With Technology growing at such a rapid pace in the last few years, Outsourcing IT services has become more and more popular. In this article I will share my personal experiences and opinions regarding the pros and cons of cloud services.
I recently made a shift from a small non-profit organization to a rather large company (5000+ users). So I can understand what it is like to view the IT world from both perspectives. In my previous position, I was a Network Engineer for a healthcare provider. When I was brought on board, my very first project was to migrate our datacenter to the cloud. Microsoft Azure was the provider selected for this project. This decision was made after a tour of their facility. It was only a few hours from our location and it was reassuring to know where our data lived.
We subscribed to Azure for Virtualization as well as their Infrastructure as A Service (IAAS). The infrastructure was required to connect a tunnel back to the office and to successfully setup Active Directory Federated Services.
The Virtualization project went fairly well.
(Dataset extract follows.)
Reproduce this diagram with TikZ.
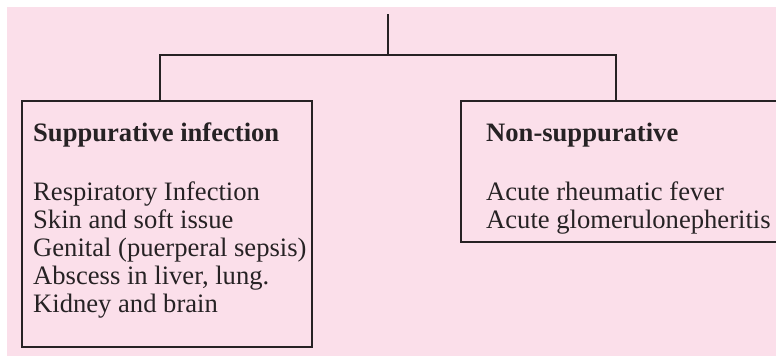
\documentclass[tikz,border=0pt]{standalone}
\usepackage{fontspec}
\setmainfont{Liberation Serif}
\definecolor{pinkbg}{RGB}{251,223,234}
\definecolor{linecol}{RGB}{38,34,36}
\begin{document}
\begin{tikzpicture}[x=1pt,y=1pt,
  conn/.style={draw=linecol,line width=1.8pt},
  boxstyle/.style={draw=linecol,line width=1.8pt,rectangle,inner sep=0pt},
  headtext/.style={font=\fontsize{26.6}{27.8}\selectfont\bfseries,text=linecol,inner sep=0pt,anchor=base west},
  listtext/.style={font=\fontsize{26.6}{27.8}\selectfont,text=linecol,inner sep=0pt,anchor=base west,align=left}]
\useasboundingbox (0,0) rectangle (776,356);
\fill[pinkbg] (6.7,0) rectangle (776,349);
\begin{scope}
\clip (0,0) rectangle (776,356);
% boxes
\node[boxstyle,minimum width=290pt,minimum height=245.4pt] (lbox) at (166.7,132) {};
\node[boxstyle,minimum width=329pt,minimum height=140.4pt] (rbox) at (625.5,184.5) {};
\end{scope}
% connector points
\coordinate (top) at (388.3,341.7);
\coordinate (mid) at (388.3,300.7);
\coordinate (lj) at (160.3,300.7);
\coordinate (rj) at (615.7,300.7);
\draw[conn] (top) -- (mid);
\draw[conn,line join=miter] (lbox.north -| lj) -- (lj) -- (rj) -- (rbox.north -| rj);
% texts
\node[headtext] (lhead) at (33,214.3) {Suppurative infection};
\node[headtext] (rhead) at (486,214.3) {Non-suppurative};
\node[listtext,anchor=north west] (llist) at (33,174) {Respiratory Infection\\Skin and soft issue\\Genital (puerperal sepsis)\\Abscess in liver, lung.\\Kidney and brain};
\node[listtext,anchor=north west] (rlist) at (486,174) {Acute rheumatic fever\\Acute glomerulonepheritis};
\end{tikzpicture}
\end{document}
We setup many fresh Windows Server 2012 R2 machines and moved our databases over to them. We had roughly 60 Virtual machines hosted in Azure. They ranged from everything including Application, Database, Development Servers and QA Servers. This was almost 100% completed when we discovered that some of our third party products used for HR and Accounting did not support remote clients (off site). The database connections did not like going through the cloud and connections were very spotty even with dedicated connections. When we reached out to the vendors for support, they were quick to say they did not support cloud solutions simply because they have not tested it themselves and they highly suggest we locally host their application server and databases.
Since this was not immediately an option because we passed the point of no return, I was able to remedy the situation by creating a terminal server in the cloud and allowing the users to remote desktop into a machine in the cloud to use the applications. This worked because the client application was on the same physical network as the application server.
The Azure solution was doing its job and everyone was happy for about 4 months. Then Christmas (2014) came, and you may remember hearing something about Xbox live being shut down due to a Distributed Denial of Service attack (DDOS). There was a group who calls themselves “The Lizard Squad”, they had promised the world that they would shut down Xbox Live for the holidays, and well… They kept that promise. I only mention this because Xbox Live is hosted in the Azure Cloud. For a full week before Christmas, we were having dropped connections, failed sessions and breaks in our VPN Tunnel to Azure. I contacted Microsoft support several times during this week and each time we had troubleshooted and tried everything to determine the cause, yet each ticket went unresolved. They never acknowledged or publicly announced they were having issues with Azure. However, Xbox Live did make a public announcement and explained what was happening to their service. I tried to use the Xbox announcement as ammo with Azure support, but they genuinely had no clue. Luckily, the Service Level Agreement (SLA) was never officially breached because we only lost connectivity for a few minutes at a time and over the course of 7 days it only added up to about 50 minutes.
The biggest CON of going to the cloud is that you are placing all of your “eggs in one basket” so-to-speak. When an issue arises, you are helpless. Your fully qualified IT Professionals are now reduced to a normal people who can do nothing more than sit on the phone holding for support. Microsoft Azure Support has a minimum of 4 hour response time and even then, it was an average of 12 hours before a third party non-Microsoft contractor would contact you back.
In summary, the cloud has a lot of hype. The marketing teams of cloud vendors do a lot to ramp up the excitement of using cloud services. But, from a business standpoint you must ask yourself the following questions when considering going to the cloud:
How much would it cost your business if your network went down for an hour? two? three?
Would you have to start sending people home if it lasted longer than that?
Do you like to have control over your assets?
Are you ready to let someone whom you do not know run the critical infrastructure of your business?
As an IT professional, there is nothing worse than having production environment be down and all you can do is make a phone call and twiddle your thumbs.
If you; or someone you know, is thinking of joining the cloud bandwagon, then please consider the pros and cons and evaluate the challenges involved with outsourcing your IT resources.